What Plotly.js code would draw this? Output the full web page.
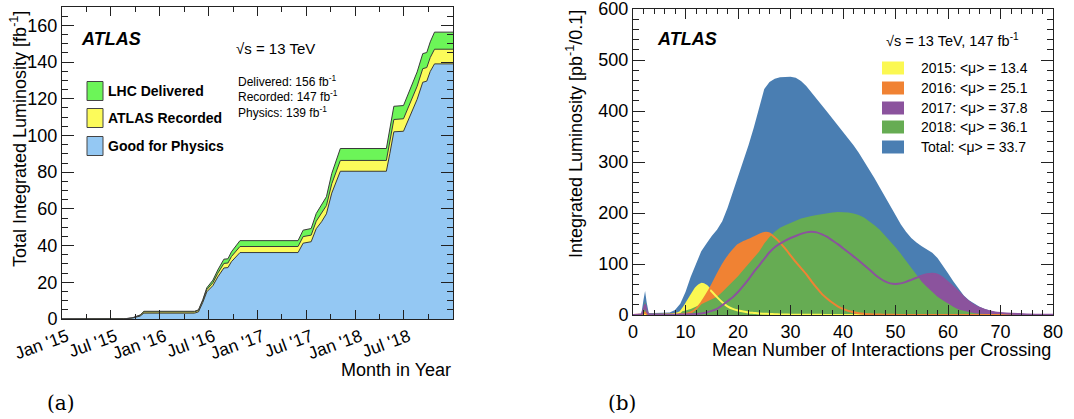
<!DOCTYPE html>
<html>
<head>
<meta charset="utf-8">
<script src="https://cdn.plot.ly/plotly-3.0.1.min.js"></script>
<style>html,body{margin:0;padding:0;background:#fff;}#chart{width:1074px;height:419px;}</style>
</head>
<body>
<div id="chart"></div>
<script>
// ---------- Panel (a): cumulative integrated luminosity ----------
const DATES = ['2015-01-01','2015-06-03','2015-08-20','2015-09-20','2015-10-20','2015-11-03',
  '2016-05-10','2016-05-25','2016-06-10','2016-06-25','2016-07-18','2016-08-05','2016-08-28','2016-09-12','2016-09-25','2016-10-27',
  '2017-06-01','2017-06-20','2017-07-20','2017-08-08','2017-08-28','2017-09-15','2017-10-05','2017-11-06',
  '2018-04-27','2018-05-10','2018-05-25','2018-06-30','2018-07-20','2018-08-20','2018-09-10','2018-09-25','2018-10-08','2018-10-24','2019-01-01'];
const DELIVERED = [0,0,0.1,0.6,2.2,4.2,
  4.2,5.0,10.5,17.0,21.2,26.7,32.6,32.8,36.6,42.7,
  42.7,48.4,49.3,57.5,62.0,66.6,79.3,92.9,
  92.9,103.0,115.9,116.3,123.7,134.6,144.6,145.2,151.0,156.3,156.3];
const RECORDED = [0,0,0.1,0.55,2.0,3.9,
  3.9,4.7,9.9,16.0,19.8,24.9,30.3,30.5,34.0,39.5,
  39.5,44.9,45.7,53.3,57.5,61.8,73.7,86.4,
  86.4,96.3,108.7,109.1,116.3,126.8,136.4,137.0,142.5,147.0,147.0];
const PHYSICS = [0,0,0.05,0.45,1.6,3.2,
  3.2,3.9,9.0,14.8,18.2,22.9,27.8,28.0,31.2,36.2,
  36.2,41.3,42.1,49.2,53.0,57.3,68.6,80.5,
  80.5,90.1,102.0,102.3,109.5,119.7,129.0,129.6,134.9,139.0,139.0];
const A_TICKVALS = ['2015-01-01','2015-07-01','2016-01-01','2016-07-01','2017-01-01','2017-07-01','2018-01-01','2018-07-01'];
const A_TICKTEXT = ["Jan '15","Jul '15","Jan '16","Jul '16","Jan '17","Jul '17","Jan '18","Jul '18"];
const A_NAMES = ['LHC Delivered','ATLAS Recorded','Good for Physics'];

// ---------- Panel (b): pile-up distributions ----------
const MU = [0,1,1.6,2.0,2.3,2.6,3,4,5,6,7,8,9,10,11,12,13,14,15,16,17,18,19,20,21,22,23,24,25,26,27,28,29,30,31,32,33,34,35,36,37,38,39,40,41,42,43,44,45,46,47,48,49,50,51,52,53,54,55,56,57,58,59,60,61,62,63,64,65,66,67,68,69,70,72,75,80];
const TOTAL = [1,2,3,30,47,25,4,4,4,4,5,10,22,45,75,100,125,140,155,167,184,210,240,270,300,333,367,405,443,457,463,466,467,467,465,459,449,437,424,411,398,385,372,360,347,333,318,302,285,268,250,231,213,196,178,163,151,142,135,129,122,112,98,82,66,51,38,29,22,16,12,8.5,6,4.5,2.5,1.2,0.5];
const Y2018 = [0.5,1,1.5,15,26,12,2,2,2,2.5,3,4,6,9,12,16,21,26,31,36,45,55,65,76,88,100,111,124,140,153,163,171,176,181,185,189,192,194,196,198,199,201,202,202,201,199,196,191,184,176,167,156,145,133,120,106,92,78,65,55,45,36,29,22,16,11,8,5,3.5,2.5,2,1.5,1.2,1,0.6,0.3,0.1];
const Y2016 = [0,0.3,0.5,3,5,2,0.5,0.5,0.5,0.5,0.5,0.7,1,2,5,12,24,40,58,78,97,113,126,137,143,147,152,157,161,160,152,142,130,117,104,92,80,66,53,41,32,24,17,12,8,5.5,3.5,2.5,1.5,1,0.8,0.5,0.4,0.3,0.2,0.2,0.1,0.1,0.1,0.1,0.1,0.1,0.1,0.1,0,0,0,0,0,0,0,0,0,0,0,0,0];
const Y2015 = [0,0,0.2,1,2,1,0.2,0.2,0.2,0.3,0.5,2,6,20,37,53,61,57,46,35,25,17,12,9,7,5,4,3,2.5,2,1.5,1,0.8,0.7,0.6,0.5,0.4,0.35,0.3,0.25,0.2,0.15,0.12,0.1,0,0,0,0,0,0,0,0,0,0,0,0,0,0,0,0,0,0,0,0,0,0,0,0,0,0,0,0,0,0,0,0,0];
const Y2017 = [0,0.5,1,10,20,8,1,0.5,0.5,0.5,0.5,0.6,0.8,1,1.5,2,3,5,8,12,19,27,35,45,57,70,84,97,110,123,133,140,146,151,155,159,162,163,162,158,153,146,139,131,123,115,107,98,89,80,72,66,62,61,62,65,69,73,77,80,81,79,73,64,55,45,35,26,19,14,10,7,5,4,2.5,1.2,0.5];
const B_LABELS = ['2015: &lt;μ&gt; = 13.4','2016: &lt;μ&gt; = 25.1','2017: &lt;μ&gt; = 37.8','2018: &lt;μ&gt; = 36.1','Total: &lt;μ&gt; = 33.7'];

// ---------- styles ----------
const W = 1074, H = 419;
const px = v => v / W, py = v => 1 - v / H;
const FONT = 'Liberation Sans, Arial, Helvetica, sans-serif';
const AX = '#222';
const C_A = {del: '#6cf558', rec: '#fcfb5a', phy: '#94c8f3', edge: '#3a3a3a'};
const C_B = {tot: '#4a7eb2', y18: '#66ac53', y16: '#f08233', y15: '#fbf852', y17: '#8b539d'};

const traces = [
  {x: DATES, y: DELIVERED, name: A_NAMES[0], type: 'scatter', mode: 'lines', fill: 'tozeroy',
   fillcolor: C_A.del, line: {color: C_A.edge, width: 1}, xaxis: 'x', yaxis: 'y', showlegend: false, hoverinfo: 'skip'},
  {x: DATES, y: RECORDED, name: A_NAMES[1], type: 'scatter', mode: 'lines', fill: 'tozeroy',
   fillcolor: C_A.rec, line: {color: C_A.edge, width: 1}, xaxis: 'x', yaxis: 'y', showlegend: false, hoverinfo: 'skip'},
  {x: DATES, y: PHYSICS, name: A_NAMES[2], type: 'scatter', mode: 'lines', fill: 'tozeroy',
   fillcolor: C_A.phy, line: {color: C_A.edge, width: 1}, xaxis: 'x', yaxis: 'y', showlegend: false, hoverinfo: 'skip'},

  {x: MU, y: TOTAL, type: 'scatter', mode: 'lines', fill: 'tozeroy', fillcolor: C_B.tot,
   line: {width: 0, color: C_B.tot}, xaxis: 'x2', yaxis: 'y2', showlegend: false, hoverinfo: 'skip'},
  {x: MU, y: Y2015, type: 'scatter', mode: 'lines', fill: 'tozeroy', fillcolor: C_B.y15,
   line: {width: 0, color: C_B.y15}, xaxis: 'x2', yaxis: 'y2', showlegend: false, hoverinfo: 'skip'},
  {x: MU, y: Y2016, type: 'scatter', mode: 'lines', fill: 'tozeroy', fillcolor: C_B.y16,
   line: {width: 0, color: C_B.y16}, xaxis: 'x2', yaxis: 'y2', showlegend: false, hoverinfo: 'skip'},
  {x: MU, y: Y2017, type: 'scatter', mode: 'lines', fill: 'tozeroy', fillcolor: C_B.y17,
   line: {width: 0, color: C_B.y17}, xaxis: 'x2', yaxis: 'y2', showlegend: false, hoverinfo: 'skip'},
  {x: MU, y: Y2018, type: 'scatter', mode: 'lines', fill: 'tozeroy', fillcolor: C_B.y18,
   line: {width: 0, color: C_B.y18}, xaxis: 'x2', yaxis: 'y2', showlegend: false, hoverinfo: 'skip'},
  {x: MU, y: Y2015, type: 'scatter', mode: 'lines', line: {width: 2, color: C_B.y15, shape: 'spline', smoothing: 0.6},
   xaxis: 'x2', yaxis: 'y2', showlegend: false, hoverinfo: 'skip'},
  {x: MU, y: Y2016, type: 'scatter', mode: 'lines', line: {width: 2, color: C_B.y16, shape: 'spline', smoothing: 0.6},
   xaxis: 'x2', yaxis: 'y2', showlegend: false, hoverinfo: 'skip'},
  {x: MU, y: Y2017, type: 'scatter', mode: 'lines', line: {width: 2, color: C_B.y17, shape: 'spline', smoothing: 0.6},
   xaxis: 'x2', yaxis: 'y2', showlegend: false, hoverinfo: 'skip'}
];

const axBase = {showline: true, linecolor: AX, linewidth: 1, mirror: 'allticks', ticks: 'inside',
  tickcolor: AX, showgrid: false, zeroline: false, ticklabeloverflow: 'allow',
  tickfont: {family: FONT, size: 18, color: '#000'}};

const layout = {
  width: W, height: H, margin: {l: 0, r: 0, t: 0, b: 0},
  paper_bgcolor: '#fff', plot_bgcolor: '#fff', showlegend: false,
  xaxis: Object.assign({}, axBase, {domain: [px(62), px(453)], anchor: 'y', type: 'date',
    range: ['2015-01-01', '2019-01-01'], tickmode: 'array', tickvals: A_TICKVALS, ticktext: A_TICKTEXT,
    tickangle: -20, ticklen: 9, ticklabelshift: 5, tickfont: {family: FONT, size: 17.5, color: '#000'},
    minor: {dtick: 'M3', tick0: '2015-01-01', ticklen: 5, tickcolor: AX, ticks: 'inside'}}),
  yaxis: Object.assign({}, axBase, {domain: [py(319), py(7)], anchor: 'x', range: [0, 170],
    dtick: 20, ticklen: 12, minor: {dtick: 5, ticklen: 6, tickcolor: AX, ticks: 'inside'}}),
  xaxis2: Object.assign({}, axBase, {domain: [px(633), px(1053)], anchor: 'y2', range: [0, 80],
    dtick: 10, ticklen: 10, minor: {dtick: 2, ticklen: 5, tickcolor: AX, ticks: 'inside'}}),
  yaxis2: Object.assign({}, axBase, {domain: [py(315), py(9)], anchor: 'x2', range: [0, 600],
    dtick: 100, ticklen: 12, minor: {dtick: 20, ticklen: 6, tickcolor: AX, ticks: 'inside'}}),
  shapes: [],
  annotations: []
};

function ann(text, x, y, opts) {
  layout.annotations.push(Object.assign({text: text, x: px(x), y: py(y), xref: 'paper', yref: 'paper',
    showarrow: false, xanchor: 'left', yanchor: 'middle', font: {family: FONT, size: 14, color: '#000'}}, opts || {}));
}

// panel (a) texts
ann('<b><i>ATLAS</i></b>', 79, 39, {font: {family: FONT, size: 18, color: '#000'}});
ann('√s = 13 TeV', 234, 49, {font: {family: FONT, size: 15, color: '#000'}});
ann('Delivered: 156 fb<sup>-1</sup>', 236, 81, {font: {family: FONT, size: 12, color: '#000'}});
ann('Recorded: 147 fb<sup>-1</sup>', 236, 96, {font: {family: FONT, size: 12, color: '#000'}});
ann('Physics: 139 fb<sup>-1</sup>', 236, 112, {font: {family: FONT, size: 12, color: '#000'}});
const aColors = [C_A.del, C_A.rec, C_A.phy];
const aRows = [91, 118, 146];
A_NAMES.forEach((n, i) => {
  layout.shapes.push({type: 'rect', xref: 'paper', yref: 'paper', x0: px(87), x1: px(103),
    y0: py(aRows[i] + 9.5), y1: py(aRows[i] - 9.5), fillcolor: aColors[i], line: {color: '#444', width: 1}});
  ann('<b>' + n + '</b>', 106, aRows[i], {font: {family: FONT, size: 14, color: '#000'}});
});
ann('Total Integrated Luminosity [fb<sup>-1</sup>]', 18, 9, {textangle: -90, xanchor: 'center', yanchor: 'top',
  font: {family: FONT, size: 18, color: '#000'}});
ann('Month in Year', 453, 370, {xanchor: 'right', font: {family: FONT, size: 18, color: '#000'}});
ann('(a)', 61, 403, {xanchor: 'center', font: {family: 'DejaVu Serif, Liberation Serif, serif', size: 20, color: '#000'}});

// panel (b) texts
ann('<b><i>ATLAS</i></b>', 655, 39, {font: {family: FONT, size: 18, color: '#000'}});
ann('√s = 13 TeV, 147 fb<sup>-1</sup>', 884, 40, {font: {family: FONT, size: 14.5, color: '#000'}});
const bColors = [C_B.y15, C_B.y16, C_B.y17, C_B.y18, C_B.tot];
const bRows = [68, 88, 108, 127, 147];
B_LABELS.forEach((t, i) => {
  layout.shapes.push({type: 'rect', xref: 'paper', yref: 'paper', x0: px(882), x1: px(904),
    y0: py(bRows[i] + 6.5), y1: py(bRows[i] - 6.5), fillcolor: bColors[i], line: {width: 0}});
  ann(t, 919, bRows[i], {font: {family: FONT, size: 14, color: '#000'}});
});
ann('Integrated Luminosity [pb<sup>-1</sup>/0.1]', 575, 8, {textangle: -90, xanchor: 'center', yanchor: 'top',
  font: {family: FONT, size: 18, color: '#000'}});
ann('Mean Number of Interactions per Crossing', 1053, 350, {xanchor: 'right', font: {family: FONT, size: 18, color: '#000'}});
ann('(b)', 622, 403, {xanchor: 'center', font: {family: 'DejaVu Serif, Liberation Serif, serif', size: 20, color: '#000'}});

Plotly.newPlot('chart', traces, layout, {displayModeBar: false, staticPlot: true});
</script>
</body>
</html>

The request
Make an exact copy of the lines from the top of the material through the line with "const A_NAMES = ['LHC", pictures excluded.

Final result
What Plotly.js code would draw this? Output the full web page.
<!DOCTYPE html>
<html>
<head>
<meta charset="utf-8">
<script src="https://cdn.plot.ly/plotly-3.0.1.min.js"></script>
<style>html,body{margin:0;padding:0;background:#fff;}#chart{width:1074px;height:419px;}</style>
</head>
<body>
<div id="chart"></div>
<script>
// ---------- Panel (a): cumulative integrated luminosity ----------
const DATES = ['2015-01-01','2015-06-03','2015-08-20','2015-09-20','2015-10-20','2015-11-03',
  '2016-05-10','2016-05-25','2016-06-10','2016-06-25','2016-07-18','2016-08-05','2016-08-28','2016-09-12','2016-09-25','2016-10-27',
  '2017-06-01','2017-06-20','2017-07-20','2017-08-08','2017-08-28','2017-09-15','2017-10-05','2017-11-06',
  '2018-04-27','2018-05-10','2018-05-25','2018-06-30','2018-07-20','2018-08-20','2018-09-10','2018-09-25','2018-10-08','2018-10-24','2019-01-01'];
const DELIVERED = [0,0,0.1,0.6,2.2,4.2,
  4.2,5.0,10.5,17.0,21.2,26.7,32.6,32.8,36.6,42.7,
  42.7,48.4,49.3,57.5,62.0,66.6,79.3,92.9,
  92.9,103.0,115.9,116.3,123.7,134.6,144.6,145.2,151.0,156.3,156.3];
const RECORDED = [0,0,0.1,0.55,2.0,3.9,
  3.9,4.7,9.9,16.0,19.8,24.9,30.3,30.5,34.0,39.5,
  39.5,44.9,45.7,53.3,57.5,61.8,73.7,86.4,
  86.4,96.3,108.7,109.1,116.3,126.8,136.4,137.0,142.5,147.0,147.0];
const PHYSICS = [0,0,0.05,0.45,1.6,3.2,
  3.2,3.9,9.0,14.8,18.2,22.9,27.8,28.0,31.2,36.2,
  36.2,41.3,42.1,49.2,53.0,57.3,68.6,80.5,
  80.5,90.1,102.0,102.3,109.5,119.7,129.0,129.6,134.9,139.0,139.0];
const A_TICKVALS = ['2015-01-01','2015-07-01','2016-01-01','2016-07-01','2017-01-01','2017-07-01','2018-01-01','2018-07-01'];
const A_TICKTEXT = ["Jan '15","Jul '15","Jan '16","Jul '16","Jan '17","Jul '17","Jan '18","Jul '18"];
const A_NAMES = ['LHC Delivered','ATLAS Recorded','Good for Physics'];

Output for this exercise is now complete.